Advances in Field Measurement, Sampling and Sensor Technologies for Quantifying Confidence in Representing Vapor Intrusion Exposures

Advances in Field Sampling, Measurement, and Sensor Technologies
Oral Presentation

Prepared by H. Schuver1, B. Schumacher2, J. Zimmerman3, C. Lutes4, C. Holton5, R. Truesdale6
1 - US EPA, US EPA - OLEM - ORCR, 1200 Penn. Ave.

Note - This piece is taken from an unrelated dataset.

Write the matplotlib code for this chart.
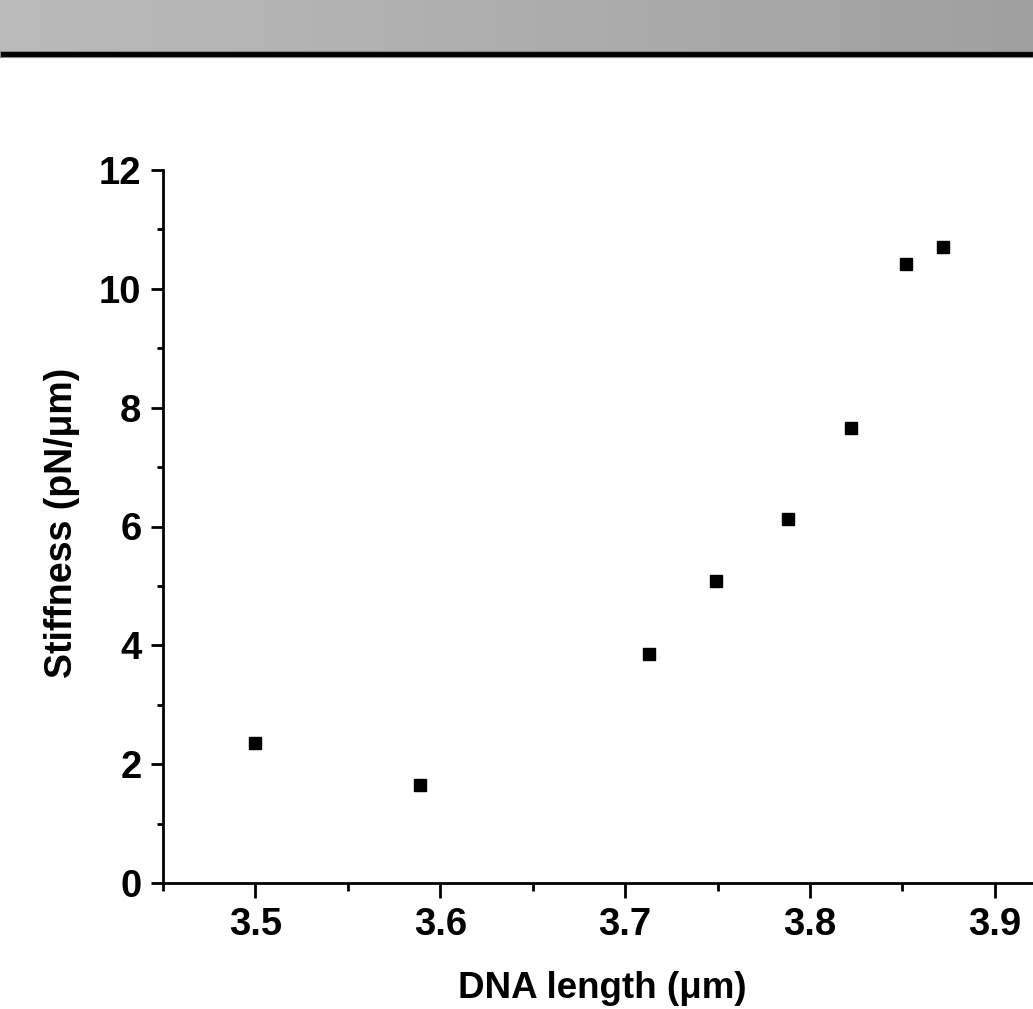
import matplotlib
matplotlib.use("Agg")
import matplotlib.pyplot as plt
import numpy as np
from matplotlib.ticker import MultipleLocator

# --- dados ---
dna_length = [3.500, 3.589, 3.713, 3.749, 3.788, 3.822, 3.852, 3.872]
stiffness = [2.35, 1.65, 3.86, 5.09, 6.13, 7.65, 10.41, 10.71]

x_ticks = [3.5, 3.6, 3.7, 3.8, 3.9]
y_ticks = [0, 2, 4, 6, 8, 10, 12]

plt.rcParams['font.family'] = ['Liberation Sans', 'DejaVu Sans']
plt.rcParams['font.weight'] = 'bold'

fig = plt.figure(figsize=(10.33, 10.09), dpi=100)

# faixa cinza no topo (gradiente claro -> escuro)
ax_banner = fig.add_axes([0, 1 - 51 / 1009, 1, 51 / 1009])
tons = np.linspace(0xbb, 0xa0, 256) / 255.0
grad = np.dstack([tons, tons, tons]).reshape(1, -1, 3)
ax_banner.imshow(grad, aspect='auto', extent=[0, 1, 0, 1])
ax_banner.axis('off')
ax_linha = fig.add_axes([0, 1 - 57 / 1009, 1, 6 / 1009])
ax_linha.set_facecolor('black')
for s in ax_linha.spines.values():
    s.set_color('#888888')
    s.set_linewidth(0.8)
ax_linha.set_xticks([])
ax_linha.set_yticks([])

# eixo principal
ax = fig.add_axes([163 / 1033, 126 / 1009, (1087.25 - 163) / 1033, 713 / 1009])
ax.plot(dna_length, stiffness, linestyle='None', marker='s', markersize=8.5,
        color='black')

ax.set_xlim(3.45, 3.95)
ax.set_ylim(0, 12)
ax.set_xticks(x_ticks)
ax.set_yticks(y_ticks)
ax.xaxis.set_minor_locator(MultipleLocator(0.05))
ax.yaxis.set_minor_locator(MultipleLocator(1))

ax.spines['top'].set_visible(False)
ax.spines['right'].set_visible(False)
ax.spines['left'].set_linewidth(2)
ax.spines['bottom'].set_linewidth(2)

ax.tick_params(axis='x', which='major', direction='out', length=10.5, width=2,
               labelsize=27.5, pad=7)
ax.tick_params(axis='x', which='minor', direction='out', length=5.8, width=2)
ax.tick_params(axis='y', which='major', direction='out', length=8.5, width=2,
               labelsize=27.5, pad=7)
ax.tick_params(axis='y', which='minor', direction='out', length=4.3, width=2)
ax.set_xticklabels([f'{v:.1f}' for v in x_ticks], fontweight='bold')
ax.set_yticklabels([str(v) for v in y_ticks], fontweight='bold')

fig.text(602 / 1033, 1 - 998 / 1009, 'DNA length (μm)', ha='center', va='baseline',
         fontsize=26.5, fontweight='bold')
fig.text(62 / 1033, 1 - 523 / 1009, 'Stiffness (pN/μm)', ha='center', va='center',
         rotation=90, fontsize=27, fontweight='bold')

fig.savefig('out.png', dpi=100)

NW (MC-5303P), Washington, DC, 20460, United States
2 - US EPA - ORD, , Las Vegas, Nevada, United States
3 - US EPA - ORD, , Durham, NC, United States
4 - Jacobs, , Cary, NC, United States
5 - Geosyntec, , Denver, Colorado, United States
6 - RTI International, , Durham, NC, United States


Contact Information: schuver.henry@epa.gov; 703-308-8656


ABSTRACT

Vapor intrusion exposures are a result of a complex integration of an apparently-endless list of subsurface source/media, building/occupant and atmospheric (weather) factors. Vapor intrusion exposures are not predictable even with complex, building-specific models using detailed temporal/spatial inputs. Only indoor-air target-chemical concentrations can represent and integrate all the factors involved. However, indoor chemical concentrations due to VI, have been found to be highly-variable across both buildings and time. This makes deciding where and when to sample to represent the ‘elevated’ exposures of most concern for site-wide decision making, very challenging.
New technologies make practical the nearly-continuous measurement of supplemental (non-target-chemical) metrics that are less-disruptive to building occupants and lower-cost, i.e., allowing a sufficient-number/frequency of samples to provide improved understanding and confidence for when, and where, to sample indoor air. Documentation of measurement devices, sampling protocols and procedures, as well as statistical-testing the associations between these metrics and target-chemical concentrations, can quantify the confidence in representing exposure levels of concern from either regularly-scheduled/occasional short-term indoor ‘grab-sample’ sampling efforts, or as ‘trigger-points’ for automated sampling by sensor technologies
We’ve studied three supplemental metrics for improving our sampling for chemical vapor intrusion (e.g., differential-Temperature and Pressure, and indoor Radon). With the evidence from buildings to-date we have found indoor Radon levels can reflect the effects of both Temperature and Pressure as well as the effects of wind and all near-building subsurface-media, building/occupant and weather factors (but not variation in the deep-chemical-vapor source-term). Despite some differences, Radon and chemical-vapors in soil gas have been found to move in measurably- similar ways/together as a Tracer of each other’s intrusion into indoor air. The quality and integrity of the evidence for this association will be presented, along with the outline of a possible-future SW-846 method effort to fully document measurement devices, sensor technologies, sampling protocols and procedures.